The immune system of bony fish is in a special position in evolution, with the differentiation of natural and adaptive immunity. T and B lymphocytes appear in peripheral blood of bony fish, which play an important role in the immune process [49,50,51,52]. Meanwhile, the head kidney is an important immune organ of fish, rich in a variety of immune cells. Therefore, in this study, the peripheral blood leukocytes (PBLs) and head kidney leukocytes (HKLs) were isolated from common carp and stimulated by different PAMPs, such as poly(I:C), LPS, PGN and flagellin. The results showed that the expression of CcIRF6 were significantly increased, indicating that CcIRF6 was involved in the immune response process of antiviral and anti-bacterial in common carp.

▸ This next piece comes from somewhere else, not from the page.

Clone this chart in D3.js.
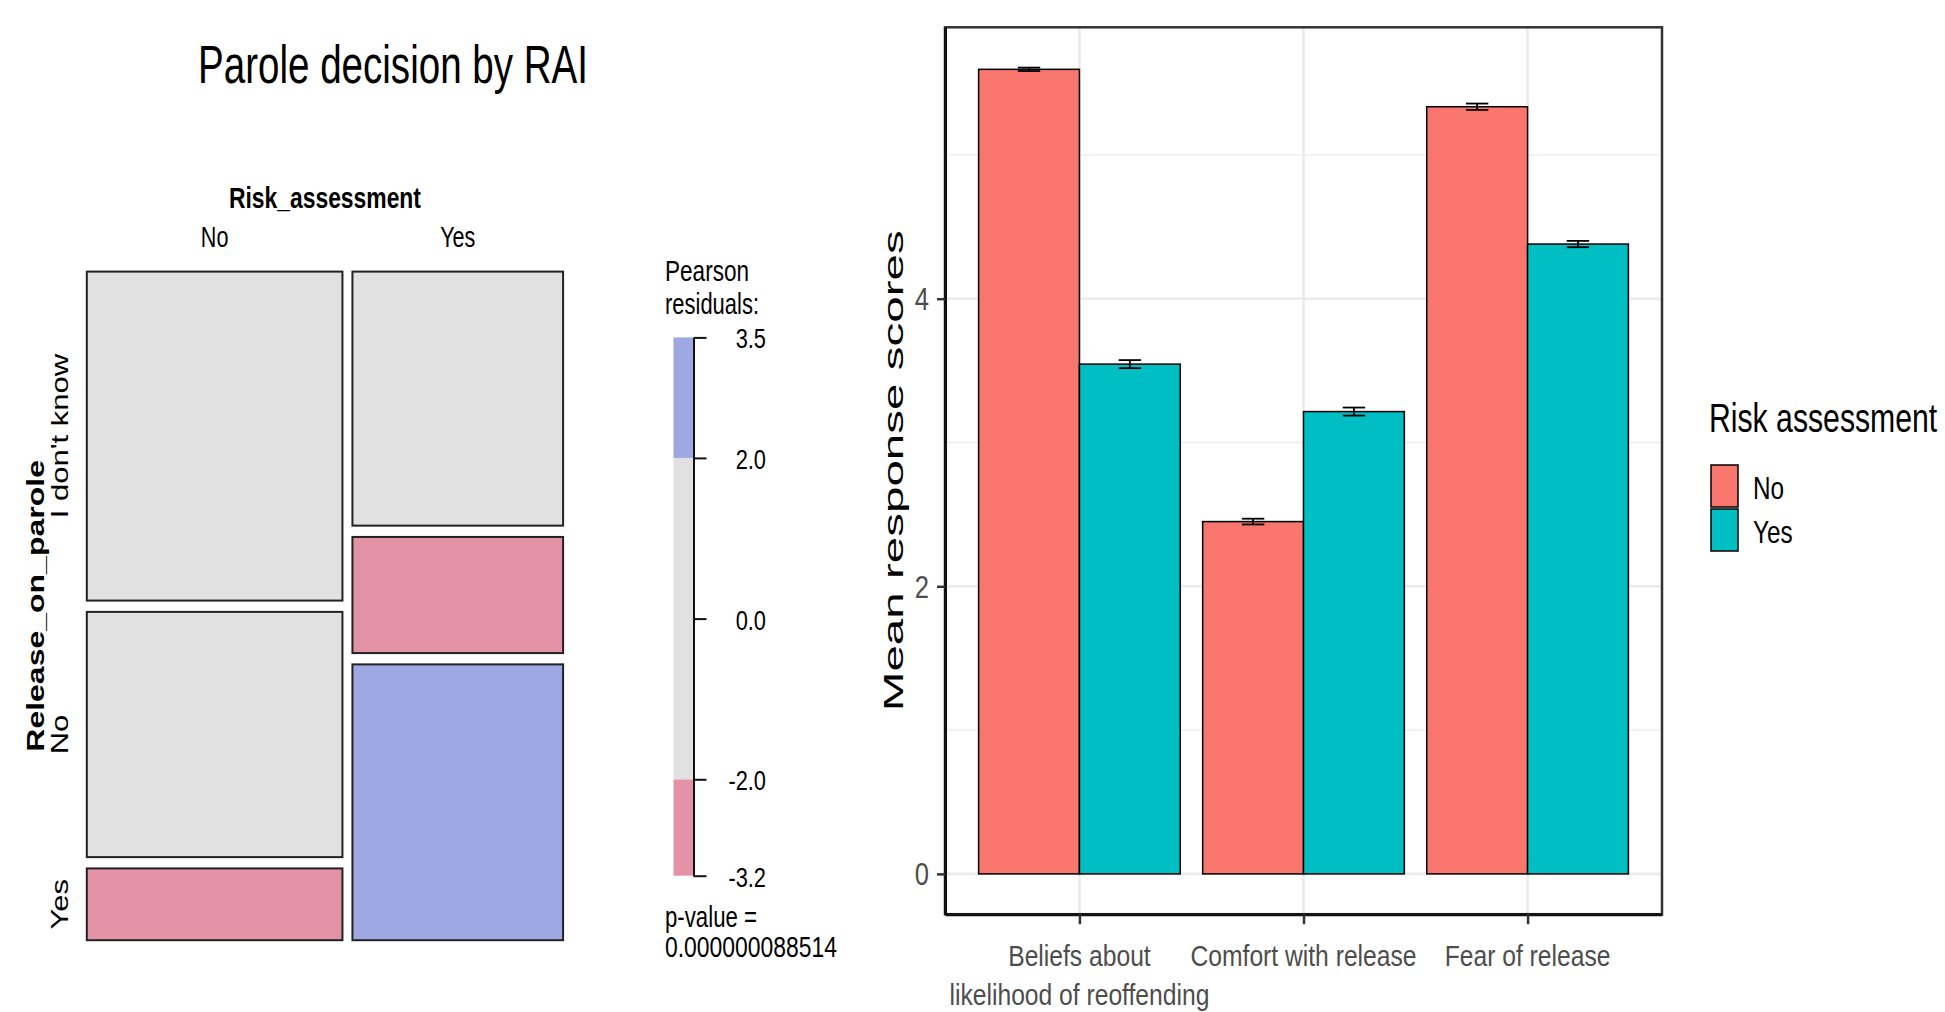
<!DOCTYPE html>
<html>
<head>
<meta charset="utf-8">
<script src="https://cdn.jsdelivr.net/npm/d3@7"></script>
<style>
  body { margin: 0; background: #fff; }
  text { font-family: "Liberation Sans", Arial, sans-serif; }
</style>
</head>
<body>
<svg id="chart" width="1945" height="1012"></svg>
<script>
// ---- mosaic plot: Release_on_parole by Risk_assessment
const riskLevels = ["No", "Yes"]
const releaseLevels = ["I don't know", "No", "Yes"]
// counts per risk level (column), one per release answer (row)
const counts = [[55, 41, 12], [35, 16, 38]]
const residuals = [[1.3, 1.2, -3.2], [-1.4, -2.3, 3.5]]
const residualBreaks = [-3.2, -2.0, 2.0, 3.5]
const residualTicks = [3.5, 2.0, 0.0, -2.0, -3.2]
const pValue = "0.000000088514"

// ---- bar chart: mean response scores by risk assessment
const scaleNames = ["Beliefs about|likelihood of reoffending", "Comfort with release", "Fear of release"]
const groups = ["No", "Yes"]
const meanNo = [5.595, 2.45, 5.335]
const meanYes = [3.545, 3.215, 4.38]
const seNo = [0.012, 0.02, 0.022]
const seYes = [0.028, 0.028, 0.022]
const yTicks = [0, 2, 4]
const yMinor = [1, 3, 5]

const svg = d3.select("#chart")

// plain text; squeeze narrows the glyphs, width forces an exact length
function label(g, str, x, y, o = {}) {
  const t = g.append("text")
    .attr("transform", `translate(${x},${y}) scale(${o.squeeze || 1},1)`)
    .attr("font-size", o.size || 28)
    .attr("text-anchor", o.anchor || "start")
    .attr("font-weight", o.weight || "normal")
    .attr("fill", o.fill || "#000")
    .text(str)
  if (o.width) t.attr("textLength", o.width).attr("lengthAdjust", "spacingAndGlyphs")
  return t
}
// text reading bottom to top, x is the baseline, y the centre
function vlabel(g, str, x, y, o = {}) {
  const t = g.append("text")
    .attr("transform", `translate(${x},${y}) rotate(-90) scale(1,${o.squeeze || 0.75})`)
    .attr("font-size", o.size || 30)
    .attr("text-anchor", "middle")
    .attr("font-weight", o.weight || "normal")
    .attr("fill", o.fill || "#000")
    .text(str)
  if (o.width) t.attr("textLength", o.width).attr("lengthAdjust", "spacingAndGlyphs")
  return t
}

// ================= left: mosaic =================
const mos = {left: 86.8, right: 563.1, top: 271.6, bottom: 940.2, gapX: 10, gapY: 11.3}
const left = svg.append("g")

label(left, "Parole decision by RAI", 393, 83, {size: 53, anchor: "middle", width: 390})
label(left, "Risk_assessment", (mos.left + mos.right) / 2, 208, {size: 30, anchor: "middle", weight: "bold", width: 192})

const colTotals = counts.map(c => d3.sum(c))
const colW = d3.scaleLinear().domain([0, d3.sum(colTotals)])
  .range([0, mos.right - mos.left - mos.gapX * (riskLevels.length - 1)])
const shade = d3.scaleThreshold().domain([-2, 2]).range(["#E393A5", "#E1E1E1", "#9EA8E2"])

let cx = mos.left
const cells = []
riskLevels.forEach((risk, i) => {
  const w = colW(colTotals[i])
  const rowH = d3.scaleLinear().domain([0, colTotals[i]])
    .range([0, mos.bottom - mos.top - mos.gapY * (releaseLevels.length - 1)])
  let cy = mos.top
  releaseLevels.forEach((rel, j) => {
    const h = rowH(counts[i][j])
    cells.push({i, j, x: cx, y: cy, w, h, r: residuals[i][j]})
    cy += h + mos.gapY
  })
  label(left, risk, cx + w / 2, 247, {size: 30, anchor: "middle", squeeze: 0.72})
  cx += w + mos.gapX
})

left.append("g").selectAll("rect").data(cells).join("rect")
  .attr("x", d => d.x).attr("y", d => d.y)
  .attr("width", d => d.w).attr("height", d => d.h)
  .attr("fill", d => shade(d.r))
  .attr("stroke", "#222").attr("stroke-width", 2)

// row labels follow the first column
cells.filter(d => d.i === 0).forEach(d => {
  vlabel(left, releaseLevels[d.j], 68, d.y + d.h / 2, {size: 31, squeeze: 0.75})
})
vlabel(left, "Release_on_parole", 44, (mos.top + mos.bottom) / 2, {size: 32, weight: "bold", squeeze: 0.72})

// residual legend
const bar = {x: 673.5, w: 20, top: 337.4, bottom: 875.7}
const resY = d3.scaleLinear().domain([residualBreaks[0], residualBreaks[residualBreaks.length - 1]])
  .range([bar.bottom, bar.top])
label(left, "Pearson", 665, 281, {size: 29, width: 84})
label(left, "residuals:", 665, 314, {size: 29, width: 94})
left.append("g").selectAll("rect").data(d3.pairs(residualBreaks)).join("rect")
  .attr("x", bar.x).attr("width", bar.w)
  .attr("y", d => resY(d[1])).attr("height", d => resY(d[0]) - resY(d[1]))
  .attr("fill", d => shade((d[0] + d[1]) / 2))
const resAxis = left.append("g")
  .attr("transform", `translate(${bar.x + bar.w},0)`)
  .call(d3.axisRight(resY).tickValues(residualTicks).tickSize(13).tickSizeOuter(0).tickFormat(d => d.toFixed(1)))
resAxis.select(".domain").attr("stroke", "#111").attr("stroke-width", 2)
resAxis.selectAll(".tick line").attr("stroke", "#111").attr("stroke-width", 2)
resAxis.selectAll(".tick text").remove()
residualTicks.forEach(v => {
  label(left, v.toFixed(1), 766, resY(v) + 11, {size: 28, anchor: "end", squeeze: 0.78})
})
label(left, "p-value =", 665, 927, {size: 29, width: 92})
label(left, pValue, 665, 957, {size: 29, width: 172})

// ================= right: bar chart =================
const panel = {left: 945, right: 1662, top: 27.3, bottom: 914.2}
const right = svg.append("g")

const x = d3.scalePoint().domain(scaleNames).range([panel.left, panel.right]).padding(0.6)
const step = x.step()
const tops = meanNo.map((m, i) => m + seNo[i]).concat(meanYes.map((m, i) => m + seYes[i]))
const yMax = d3.max(tops)
const y = d3.scaleLinear().domain([-0.05 * yMax, 1.05 * yMax]).range([panel.bottom, panel.top])
const fill = d3.scaleOrdinal().domain(groups).range(["#F8766D", "#00BFC4"])

// grid
const grid = right.append("g")
grid.selectAll(".minor").data(yMinor).join("line")
  .attr("x1", panel.left).attr("x2", panel.right)
  .attr("y1", d => y(d)).attr("y2", d => y(d))
  .attr("stroke", "#EBEBEB").attr("stroke-width", 1.3)
grid.selectAll(".major").data(yTicks).join("line")
  .attr("x1", panel.left).attr("x2", panel.right)
  .attr("y1", d => y(d)).attr("y2", d => y(d))
  .attr("stroke", "#EBEBEB").attr("stroke-width", 2.6)
grid.selectAll(".vmajor").data(scaleNames).join("line")
  .attr("x1", d => x(d)).attr("x2", d => x(d))
  .attr("y1", panel.top).attr("y2", panel.bottom)
  .attr("stroke", "#EBEBEB").attr("stroke-width", 2.6)

// bars
const barData = []
scaleNames.forEach((s, i) => {
  barData.push({s, g: "No", m: meanNo[i], se: seNo[i], off: -0.45})
  barData.push({s, g: "Yes", m: meanYes[i], se: seYes[i], off: 0})
})
right.append("g").selectAll("rect").data(barData).join("rect")
  .attr("x", d => x(d.s) + d.off * step)
  .attr("width", 0.45 * step)
  .attr("y", d => y(d.m))
  .attr("height", d => y(0) - y(d.m))
  .attr("fill", d => fill(d.g))
  .attr("stroke", "#000").attr("stroke-width", 1.5)

// error bars
const eb = right.append("g").attr("stroke", "#000").attr("stroke-width", 1.8)
barData.forEach(d => {
  const c = x(d.s) + (d.off + 0.225) * step
  const hw = 0.05 * step
  eb.append("line").attr("x1", c).attr("x2", c).attr("y1", y(d.m - d.se)).attr("y2", y(d.m + d.se))
  eb.append("line").attr("x1", c - hw).attr("x2", c + hw).attr("y1", y(d.m + d.se)).attr("y2", y(d.m + d.se))
  eb.append("line").attr("x1", c - hw).attr("x2", c + hw).attr("y1", y(d.m - d.se)).attr("y2", y(d.m - d.se))
})

// panel border and axes
right.append("rect")
  .attr("x", panel.left).attr("y", panel.top)
  .attr("width", panel.right - panel.left).attr("height", panel.bottom - panel.top)
  .attr("fill", "none").attr("stroke", "#333").attr("stroke-width", 2.5)

const yAxis = right.append("g").attr("transform", `translate(${panel.left},0)`)
  .call(d3.axisLeft(y).tickValues(yTicks).tickSize(8).tickSizeOuter(0))
yAxis.select(".domain").attr("stroke", "#111").attr("stroke-width", 3)
yAxis.selectAll(".tick line").attr("stroke", "#333").attr("stroke-width", 2.5)
yAxis.selectAll(".tick text").remove()
yTicks.forEach(v => label(right, String(v), 929, y(v) + 11.5, {size: 32, anchor: "end", fill: "#4D4D4D", squeeze: 0.8}))

const xAxis = right.append("g").attr("transform", `translate(0,${panel.bottom})`)
  .call(d3.axisBottom(x).tickSize(10).tickSizeOuter(0))
xAxis.select(".domain").attr("stroke", "#111").attr("stroke-width", 3)
xAxis.selectAll(".tick line").attr("stroke", "#333").attr("stroke-width", 2.5)
xAxis.selectAll(".tick text").remove()
scaleNames.forEach(s => {
  s.split("|").forEach((line, k) => {
    label(right, line, x(s), 966 + k * 39, {size: 29, anchor: "middle", fill: "#4D4D4D", squeeze: 0.85})
  })
})

vlabel(right, "Mean response scores", 903, (panel.top + panel.bottom) / 2, {size: 44, squeeze: 0.64, width: 481})

// legend
label(right, "Risk assessment", 1709, 432, {size: 40, squeeze: 0.755})
groups.forEach((g, k) => {
  const ky = 465 + k * 44
  right.append("rect").attr("x", 1711).attr("y", ky).attr("width", 27).attr("height", 42)
    .attr("fill", fill(g)).attr("stroke", "#000").attr("stroke-width", 1.5)
  label(right, g, 1753, ky + 34, {size: 32, squeeze: 0.76})
})
</script>
</body>
</html>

As transcription factors, various IRFs play an important role in the regulation of IFN and ISGs expression. However, mammalian IRF6 has nothing to do with the production of IFN, but is involved in the formation of tissue ligand and controls the development of lingual dorsal filamental papillae [53], and its gene mutation can lead to congenital chromosomal dominant genetic disease VWS or PPS [21]. Studies in zebrafish suggest that IRF6 plays a positive regulatory role in the expression of IFN. Overexpression of IRF6 in zebrafish can enhance IFN promoter activity and activate transcription of ISG15, RIG-I and MAVS in host cells [22]. Differently from IRF6 of zebrafish, the expression levels of PKR, ISG15, Viperin, IRF3, TNF-α and IL-10 were significantly reduced after overexpression of CcIRF6, and CcIRF6 reduced the activity of TRIF-induced IFN promoters and NF-κB. Therefore, the function of IRF6 is not conserved in the evolution of lower vertebrates to mammals. Although mammalian IRF6 is unrelated to the production of IFN, fish IRF6 participates in the innate immune process and plays a regulatory role in the transcription and phosphorylation of IFN.

Conclusions

In the present study, the full-length IRF6 cDNA sequence (CcIRF6) was cloned from common carp and its amino acid sequence was analyzed. We found that various bacterial and viral PAMPs induced the expression of CcIRF6 in vivo and in vitro. Furthermore, CcIRF6 inhibited the expression of some IFN-stimulated genes and inflammatory cytokines, and reduced the activity of IFN promoter and NF-κB. Taken together, these results suggest that CcIRF6 is involved in the antiviral and antibacterial immune response of common carp, and negatively regulate the IFN and NF-κB signalling pathways. On the one hand, this study is helpful to understand the evolution of immune system from lower fish to higher mammals; on the other hand, it provides a theoretical basis in the prevention and control of fish infecious diseases, for example, through providing drug targets or new vaccine research strategies.